Brandenberg and Andersen went on to say, “It was only after the unintended weight loss had occurred that the patient developed the desire to lose more weight or maintain the unsought lower weight.” Of the five cases described in the paper, the sources of weight loss included parasitic infection, medication side effects, post-surgical weight loss, and bereavement.
It is now believed that people with a genetic vulnerability to anorexia respond aberrantly to negative energy balance, allowing anorexia to develop. While it is recognized that the source of this energy imbalance could be intentional or unintentional, Brandenburg and Andersen is the only research paper I have been able to find on the topic.

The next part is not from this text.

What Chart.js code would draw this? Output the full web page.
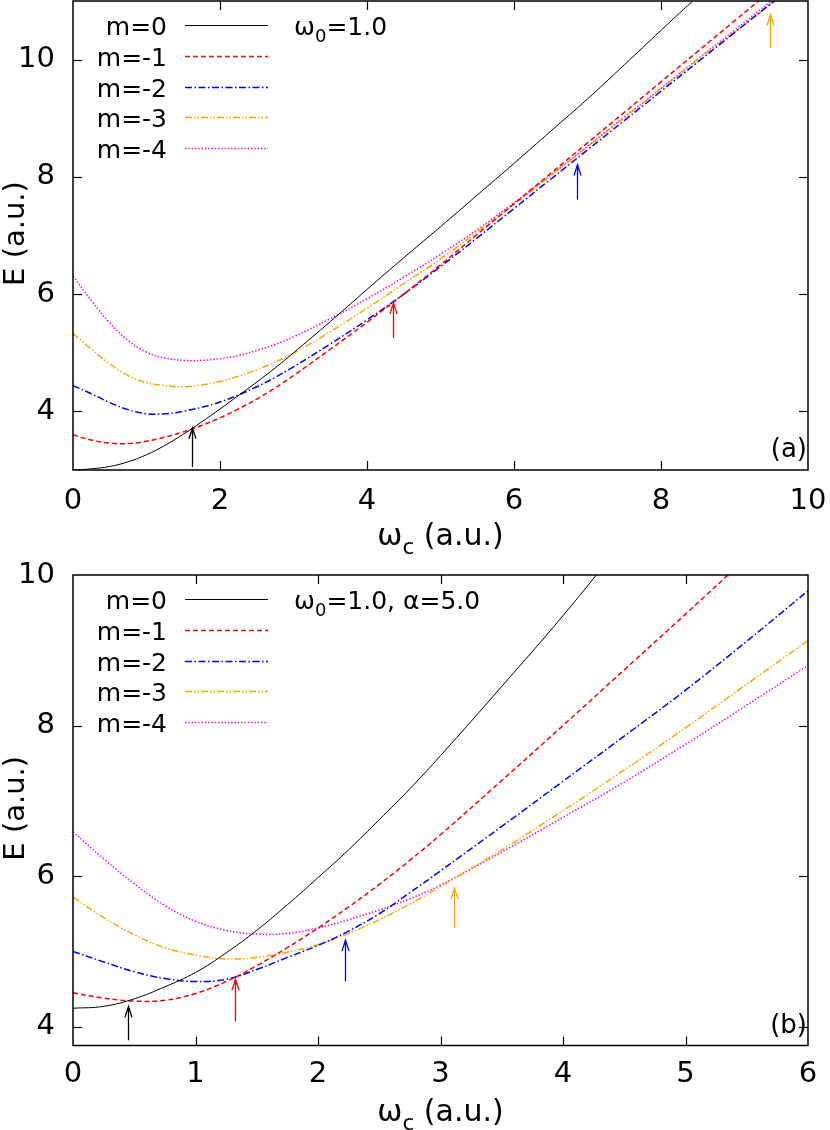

In my practice, I have seen an adolescent who forgot to eat over a high school exam period. Only after the initial weight loss, she grew anxious about her weight and started more deliberately restricting. In today’s seemingly obese-phobic society, the most common source of energy imbalance is likely dieting, but this is clearly not the only path.
Parents on the Around the Dinner Table forum, a moderated online forum for parents and caregivers of eating disorder patients, pondered this same issue and started a poll: “What caused your child’s weight loss, precipitating AN?” The results break down as follows:
Cause | Cases | Percent |
Dieting to lose weight | 77 | 22% |
Trying to eat healthy | 90 | 31% |
Overtraining for athletics | 38 | 13% |
Fasting for religious event / reason | 2 | 0% |
Becoming vegetarian / vegan | 12 | 4% |
Illness | 18 | 6% |
Other, unknown | 44 | 15% |
The finding that 6% of cases were reported as due to illness is remarkably similar to the findings of Brandenberg and Andersen. Furthermore, some of the comments on the FEAST survey relating to the “inadvertent onsets” included:
- “My daughter had pneumonia and lost at least 10 pounds. She gained it back but it became a battle after that to get the weight back off again. Daughter said at some point that weight loss was completely out of her control.”
- “World Vision’s 30-Hour Famine to raise money for starving children in the Third World. Within a week she had decided to lose 30 pounds and off she went.”
- “My daughter started to increase exercise/training for state selection in her chosen sport. Two month’s into daughter’s increase in her training regime she had her wisdom teeth removed and could not eat solid food for 3 weeks….And our story begins!”
Mononucleosis was mentioned. Physical growth without commensurate weight gain also rang true for several parents. While attending the NEDA conference in San Diego, I met a woman who reported that her anorexia developed after weight loss following 15 months of chemotherapy at age 11.
Brandenburg and Andersen concluded, “Physicians in all specialties should be aware that weight loss in predisposed individuals may trigger anorexia nervosa.” However, this is the only paper I have found on the subject, and it is behind a pay wall (not accessible for free to the community). The message is not reaching its intended audience. As others have highlighted, it’s important to draw attention to this issue to dispel the widespread belief that eating disorders “always” start out as a desire to be thin.
Since anorexia nervosa is an illness and not a choice, perhaps a more apt title would have been “Unintentional Weight Loss as a Trigger for Anorexia.”